À cause de la couleur grisâtre que dégageaient l’architecture et les occupants de l’immeuble que nous habitions, — simple et de bon aloi, le seul de la rue – disait ma mère, et du contentement de mon père de faire partie des gens bien du quartier, avec au rez-de-chaussée une vieille dame veuve de militaire, au premier notre famille, au second un instituteur, au dernier la propriétaire vieille fille retraitée d’une banque, je ressens encore l’ambiance terne de ce lieu, j’avais neuf ans, mais il suffisait d’ouvrir notre entrée pour découvrir un appartement chaleureux ou de faire quelques pas dehors de s’approcher de la porte voisine entrebâillée laissant s’écouler les chansons à la mode retransmises par une radio branchée en quasi-permanence et le parfum citronné d’un géranium rosat dès le mois d’avril.

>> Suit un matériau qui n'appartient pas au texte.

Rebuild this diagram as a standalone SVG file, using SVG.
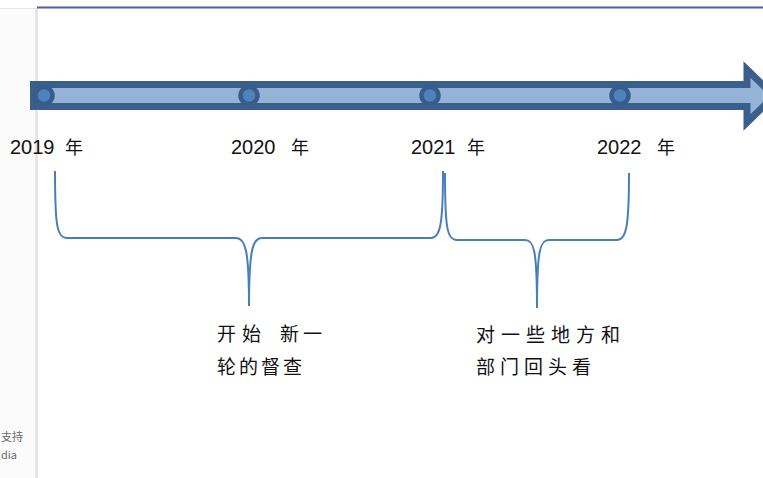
<svg xmlns="http://www.w3.org/2000/svg" width="763" height="478" viewBox="0 0 763 478">
<style>
.yr{font-family:"Liberation Sans","DejaVu Sans",sans-serif;font-size:20px;fill:#111}
.nian{font-family:"Noto Sans CJK SC",sans-serif;font-size:18px;fill:#111}
.lbl{font-family:"Noto Sans CJK SC",sans-serif;font-size:19px;fill:#111}
.brace{fill:none;stroke:#4a7ebb;stroke-width:2}
.dot{fill:#4f81bd;stroke:#385d8a;stroke-width:4.5}
.side{font-family:"Noto Sans CJK SC","Liberation Sans",sans-serif;font-size:11px;fill:#6a6a6a}
</style>
<rect width="763" height="478" fill="#ffffff"/>
<g id="side-panel">
<rect x="0" y="8" width="36" height="470" fill="#fbfbfb"/>
<line x1="0" y1="8.5" x2="37" y2="8.5" stroke="#e6e6e6" stroke-width="1"/>
<line x1="36.5" y1="8" x2="36.5" y2="478" stroke="#e2e2e2" stroke-width="2.5"/>
<text class="side" x="1" y="441">支持</text>
<text class="side" x="1" y="459">dia</text>
</g>
<line x1="37" y1="7.5" x2="763" y2="7.5" stroke="#5b5b95" stroke-width="2"/>
<g id="timeline">
<polygon points="33.5,84.5 747,84.5 747,69.5 774,96 747,122.5 747,106.5 33.5,106.5" fill="#95b3d7" stroke="#3a5f8d" stroke-width="7" stroke-linejoin="miter"/>
</g>
<g id="node-2019"><circle class="dot" cx="44" cy="95.5" r="8.5"/><text class="yr" x="10" y="154">2019</text><text class="nian" x="65" y="154">年</text></g>
<g id="node-2020"><circle class="dot" cx="249" cy="95.5" r="8.5"/><text class="yr" x="231" y="154">2020</text><text class="nian" x="291" y="154">年</text></g>
<g id="node-2021"><circle class="dot" cx="430" cy="95.5" r="8.5"/><text class="yr" x="411" y="154">2021</text><text class="nian" x="467" y="154">年</text></g>
<g id="node-2022"><circle class="dot" cx="620" cy="95.5" r="8.5"/><text class="yr" x="597" y="154">2022</text><text class="nian" x="657" y="154">年</text></g>
<g id="connectors">
<path class="brace" d="M55,171 C55,226 57,238 67,238 L236,238 C245,238 249,248 249,306 C249,248 253,238 262,238 L431,238 C440,238 443,226 443,171"/>
<path class="brace" d="M445,173 C445,228 447,240 457,240 L525,240 C534,240 537,250 537,308 C537,250 540,240 549,240 L617,240 C626,240 629,228 629,173"/>
</g>
<g id="label-1">
<text class="lbl" x="217 242 266 280 300 303" y="341">开始 新 一</text>
<text class="lbl" x="217" y="374" letter-spacing="3">轮的督查</text>
</g>
<g id="label-2">
<text class="lbl" x="476" y="342" letter-spacing="6">对一些地方和</text>
<text class="lbl" x="476" y="374" letter-spacing="5">部门回头看</text>
</g>
</svg>
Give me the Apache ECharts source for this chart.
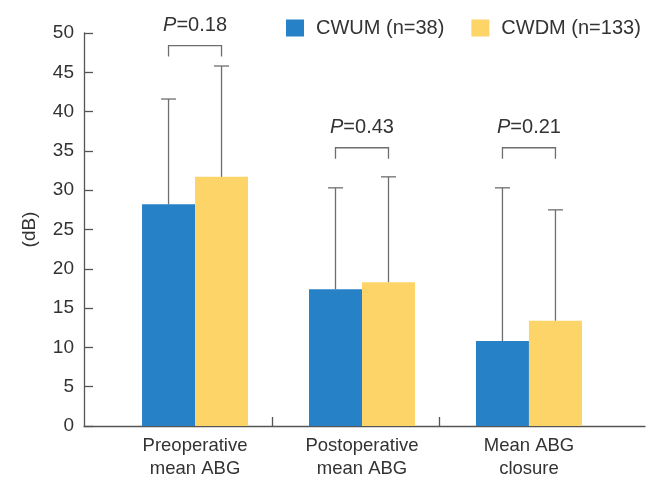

À cause de la couleur noire de la troisième maison, vieux murs délabrés, cartographiés d’auréoles, couloir au sol en ciment toujours mouillé débouchant sur une pièce sombre exigeant un éclairage continu, un mobilier restreint pour une famille de trois, un couple d’origine marocaine se disputant continûment et une fillette de mon âge, je mesure aujourd’hui l’inconfort ressenti, déchiffre mieux les toux fréquentes et la tristesse des visages, mais je vois aussi le petit banc bleu sur lequel nous écoutions chaque semaine les histoires racontées par la grand-mère qui venait tous les jeudis. Serrées l’une contre l’autre nous naviguions en des terres inconnues, rions, pleurions. Puis nous sortions dans la rue pour jouer à la marelle tracée à la craie sur le bitume ou à la corde à sauter.
À cause de la couleur bariolée de la maison des gitans au bout de la rue, nimbée de linges multicolores mis à sécher, de sons de guitare et de danses endiablées je me remémore les discours de notre propriétaire critiquant l’indécence d’une telle liberté, mais en silence je me réjouissais d’avoir tant de gaieté à portée de la main et des oreilles, je m’approchais en sortant de l’école et je discutais avec la gitane qui vendait de l’ail sur le marché. J’observais la jeune femme qui dansait et en cachette dès mon retour à la maison j’essayais gauchement de l’imiter en tapant du pied et des mains.
À cause de la couleur blanche de l’épicerie au coin de la rue, des lettres noires gravées au-dessus de l’entrée « Chez Rosy », et de va-et-vient animés des habitants du quartier, je rêvais de devenir marchande pour au mois de mai emporter tous les bouquets de cerises dont j’agrémenterais à loisir le tour de mes oreilles, mais pour l’heure les cerises étaient fort chères et il fallait se contenter d’une seule parure vite périssable bien que déposée avec précaution sur des oreilles impatientes.
(je suis allé voir- ces petites venelles) c’est très joli, ce banc bleu où on rit et pleure… et la musique, aussi – merci hein
elles ont bien changées, polissées
le bleu me hante aussi
merci de ton passage Piero
ce qui me frappe d’emblée, c’est l’usage du « nous », indicateur d’une famille unie et heureuse, donc d’une enfance heureuse
petits bonheurs que ces quatre histoires déclinées à cause d’une couleur (par exemple la 3 pour son côté bariolé et dansant, avec pour le coup la couleur entraînant vers le geste de danser), on visualise parfaitement les différentes scènes
(pas franchement question de gestes, plutôt de maisons, mais après tout on s’en moque…)
quelques gestes cependant mais donnés en globalité mais c’est sûr, la couleur l’a emporté et les maisons
merci de ta lecture F.
Les couleurs portent les lieux de l’enfance et avec vos mots nous sommes amenés à être avec bonheur dans ces lieux, à replonger dans notre propre enfance. Merci
Tout à fait d’accord, « les couleurs portent les lieux de l’enfance ».
Nous lire les uns les autres tisse de riches résonances
Merci Claudine de votre écho
et ces couleurs qui ouvrent des univers différents mais que l’enfance et le regard que les adultes posent sur elle réunissent
Merci Brigitte de votre écho
C’est très beau tous ces portraits de lieux, de gens, de couleurs, merci.